- **Exercise description**:
Pull out every line of the listing below where "diagram" appears.

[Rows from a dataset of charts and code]
- - -

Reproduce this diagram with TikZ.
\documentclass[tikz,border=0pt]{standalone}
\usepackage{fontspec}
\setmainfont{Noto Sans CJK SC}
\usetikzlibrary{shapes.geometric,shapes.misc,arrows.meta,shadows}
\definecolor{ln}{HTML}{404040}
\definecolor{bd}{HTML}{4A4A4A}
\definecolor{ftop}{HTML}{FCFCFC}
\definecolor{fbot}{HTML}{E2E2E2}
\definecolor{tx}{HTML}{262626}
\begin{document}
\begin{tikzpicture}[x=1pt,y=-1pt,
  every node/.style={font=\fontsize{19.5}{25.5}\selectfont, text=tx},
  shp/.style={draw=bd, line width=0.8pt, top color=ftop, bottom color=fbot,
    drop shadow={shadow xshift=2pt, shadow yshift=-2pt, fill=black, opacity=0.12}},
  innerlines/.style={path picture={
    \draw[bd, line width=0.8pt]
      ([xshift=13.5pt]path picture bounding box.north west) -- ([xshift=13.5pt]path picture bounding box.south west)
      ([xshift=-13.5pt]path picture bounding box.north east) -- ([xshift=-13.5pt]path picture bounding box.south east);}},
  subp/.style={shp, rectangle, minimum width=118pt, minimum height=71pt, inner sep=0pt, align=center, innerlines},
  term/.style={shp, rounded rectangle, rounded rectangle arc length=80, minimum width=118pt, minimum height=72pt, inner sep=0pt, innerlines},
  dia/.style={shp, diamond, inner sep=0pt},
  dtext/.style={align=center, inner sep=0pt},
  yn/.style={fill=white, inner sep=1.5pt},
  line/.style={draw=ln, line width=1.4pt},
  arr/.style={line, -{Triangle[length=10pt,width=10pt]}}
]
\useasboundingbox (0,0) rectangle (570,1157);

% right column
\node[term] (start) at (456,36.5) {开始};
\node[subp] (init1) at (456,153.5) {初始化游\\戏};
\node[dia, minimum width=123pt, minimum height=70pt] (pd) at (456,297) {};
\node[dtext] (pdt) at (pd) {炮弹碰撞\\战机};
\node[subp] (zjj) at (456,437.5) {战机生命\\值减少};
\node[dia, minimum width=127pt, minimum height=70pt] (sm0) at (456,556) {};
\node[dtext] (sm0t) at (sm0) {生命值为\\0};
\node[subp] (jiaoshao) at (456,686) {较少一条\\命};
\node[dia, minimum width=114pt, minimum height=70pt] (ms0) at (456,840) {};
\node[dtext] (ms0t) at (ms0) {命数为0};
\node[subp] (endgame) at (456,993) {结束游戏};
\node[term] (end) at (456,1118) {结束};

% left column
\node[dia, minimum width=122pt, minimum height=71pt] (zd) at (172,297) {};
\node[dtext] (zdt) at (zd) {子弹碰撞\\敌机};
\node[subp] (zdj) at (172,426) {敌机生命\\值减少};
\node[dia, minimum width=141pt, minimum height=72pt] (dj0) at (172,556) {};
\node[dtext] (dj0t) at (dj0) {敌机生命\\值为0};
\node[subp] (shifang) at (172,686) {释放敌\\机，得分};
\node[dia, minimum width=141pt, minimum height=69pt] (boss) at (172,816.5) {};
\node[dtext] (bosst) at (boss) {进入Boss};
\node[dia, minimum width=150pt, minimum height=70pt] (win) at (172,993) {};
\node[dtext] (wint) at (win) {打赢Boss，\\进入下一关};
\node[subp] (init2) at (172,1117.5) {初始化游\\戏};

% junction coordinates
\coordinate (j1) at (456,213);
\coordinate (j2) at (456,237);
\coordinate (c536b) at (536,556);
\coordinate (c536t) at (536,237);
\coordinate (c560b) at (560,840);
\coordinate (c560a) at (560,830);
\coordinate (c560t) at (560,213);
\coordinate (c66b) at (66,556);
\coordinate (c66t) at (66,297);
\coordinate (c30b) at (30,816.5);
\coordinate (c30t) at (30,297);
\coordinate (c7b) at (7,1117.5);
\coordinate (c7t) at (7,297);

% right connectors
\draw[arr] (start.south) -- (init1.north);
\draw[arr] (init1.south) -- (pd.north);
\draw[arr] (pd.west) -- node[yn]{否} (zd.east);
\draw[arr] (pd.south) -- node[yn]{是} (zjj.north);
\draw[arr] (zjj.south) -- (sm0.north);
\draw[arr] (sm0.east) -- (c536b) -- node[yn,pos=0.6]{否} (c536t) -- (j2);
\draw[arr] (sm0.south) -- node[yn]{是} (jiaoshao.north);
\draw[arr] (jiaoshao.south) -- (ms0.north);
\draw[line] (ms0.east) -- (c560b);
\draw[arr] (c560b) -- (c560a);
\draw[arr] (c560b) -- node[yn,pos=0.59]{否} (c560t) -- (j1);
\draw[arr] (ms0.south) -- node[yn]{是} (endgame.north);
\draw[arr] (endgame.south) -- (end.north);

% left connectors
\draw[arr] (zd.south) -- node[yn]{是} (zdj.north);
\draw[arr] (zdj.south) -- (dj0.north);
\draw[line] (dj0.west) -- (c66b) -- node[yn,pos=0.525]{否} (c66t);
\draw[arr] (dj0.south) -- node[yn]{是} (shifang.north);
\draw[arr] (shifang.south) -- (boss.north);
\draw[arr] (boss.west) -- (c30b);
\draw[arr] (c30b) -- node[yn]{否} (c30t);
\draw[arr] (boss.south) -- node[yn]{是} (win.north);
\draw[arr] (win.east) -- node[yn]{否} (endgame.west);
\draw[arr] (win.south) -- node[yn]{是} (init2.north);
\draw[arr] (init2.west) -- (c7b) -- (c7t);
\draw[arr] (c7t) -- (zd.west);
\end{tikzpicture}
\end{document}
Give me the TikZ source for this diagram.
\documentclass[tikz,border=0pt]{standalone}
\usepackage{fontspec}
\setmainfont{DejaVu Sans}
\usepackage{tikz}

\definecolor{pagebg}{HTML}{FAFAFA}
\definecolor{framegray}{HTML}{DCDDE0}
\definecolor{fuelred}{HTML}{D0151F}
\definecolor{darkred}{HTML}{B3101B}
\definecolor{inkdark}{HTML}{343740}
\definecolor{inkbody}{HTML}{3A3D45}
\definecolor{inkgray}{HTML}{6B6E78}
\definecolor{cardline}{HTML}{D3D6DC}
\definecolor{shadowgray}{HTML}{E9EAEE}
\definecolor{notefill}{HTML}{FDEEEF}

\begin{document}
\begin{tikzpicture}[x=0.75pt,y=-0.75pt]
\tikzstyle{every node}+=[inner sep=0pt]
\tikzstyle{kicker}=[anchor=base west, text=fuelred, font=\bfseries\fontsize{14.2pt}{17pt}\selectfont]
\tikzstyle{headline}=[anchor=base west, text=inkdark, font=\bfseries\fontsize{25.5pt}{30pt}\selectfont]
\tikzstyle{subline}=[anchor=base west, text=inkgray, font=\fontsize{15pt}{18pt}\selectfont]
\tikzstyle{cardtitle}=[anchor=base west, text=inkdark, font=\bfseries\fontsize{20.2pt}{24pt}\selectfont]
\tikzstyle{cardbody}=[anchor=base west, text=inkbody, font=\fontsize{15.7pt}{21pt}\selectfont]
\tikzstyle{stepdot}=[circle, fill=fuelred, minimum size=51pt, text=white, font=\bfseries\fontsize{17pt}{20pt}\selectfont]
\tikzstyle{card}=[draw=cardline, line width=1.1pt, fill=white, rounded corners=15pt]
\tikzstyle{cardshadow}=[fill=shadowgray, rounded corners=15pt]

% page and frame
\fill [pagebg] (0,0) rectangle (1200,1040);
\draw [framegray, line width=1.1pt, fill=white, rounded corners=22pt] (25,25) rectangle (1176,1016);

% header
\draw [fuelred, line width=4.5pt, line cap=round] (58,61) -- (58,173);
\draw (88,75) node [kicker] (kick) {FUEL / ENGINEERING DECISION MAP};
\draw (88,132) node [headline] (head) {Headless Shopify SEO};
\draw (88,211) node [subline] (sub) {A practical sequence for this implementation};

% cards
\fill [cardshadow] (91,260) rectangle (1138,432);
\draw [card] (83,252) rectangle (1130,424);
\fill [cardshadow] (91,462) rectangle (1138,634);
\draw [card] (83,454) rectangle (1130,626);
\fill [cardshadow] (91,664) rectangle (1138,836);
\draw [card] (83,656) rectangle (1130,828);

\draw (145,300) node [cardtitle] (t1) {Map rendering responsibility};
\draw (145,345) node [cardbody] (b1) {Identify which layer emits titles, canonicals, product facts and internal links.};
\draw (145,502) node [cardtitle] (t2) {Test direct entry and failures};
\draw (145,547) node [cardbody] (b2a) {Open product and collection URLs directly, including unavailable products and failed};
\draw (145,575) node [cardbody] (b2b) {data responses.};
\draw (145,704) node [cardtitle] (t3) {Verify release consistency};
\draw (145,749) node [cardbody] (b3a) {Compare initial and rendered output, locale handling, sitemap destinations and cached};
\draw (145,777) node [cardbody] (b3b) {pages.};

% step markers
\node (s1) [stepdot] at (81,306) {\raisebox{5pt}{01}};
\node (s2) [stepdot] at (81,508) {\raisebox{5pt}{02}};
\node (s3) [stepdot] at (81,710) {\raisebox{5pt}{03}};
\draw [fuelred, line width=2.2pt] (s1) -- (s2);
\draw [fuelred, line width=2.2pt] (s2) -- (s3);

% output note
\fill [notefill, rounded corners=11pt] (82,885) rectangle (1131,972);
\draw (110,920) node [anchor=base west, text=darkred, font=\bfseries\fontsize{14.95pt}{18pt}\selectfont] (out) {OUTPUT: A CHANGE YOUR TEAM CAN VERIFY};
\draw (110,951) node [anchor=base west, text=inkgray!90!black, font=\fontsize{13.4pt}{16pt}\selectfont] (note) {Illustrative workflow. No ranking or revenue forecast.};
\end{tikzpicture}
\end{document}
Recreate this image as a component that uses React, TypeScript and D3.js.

- - -

- **Final result**:
Reproduce this diagram with TikZ.
Give me the TikZ source for this diagram.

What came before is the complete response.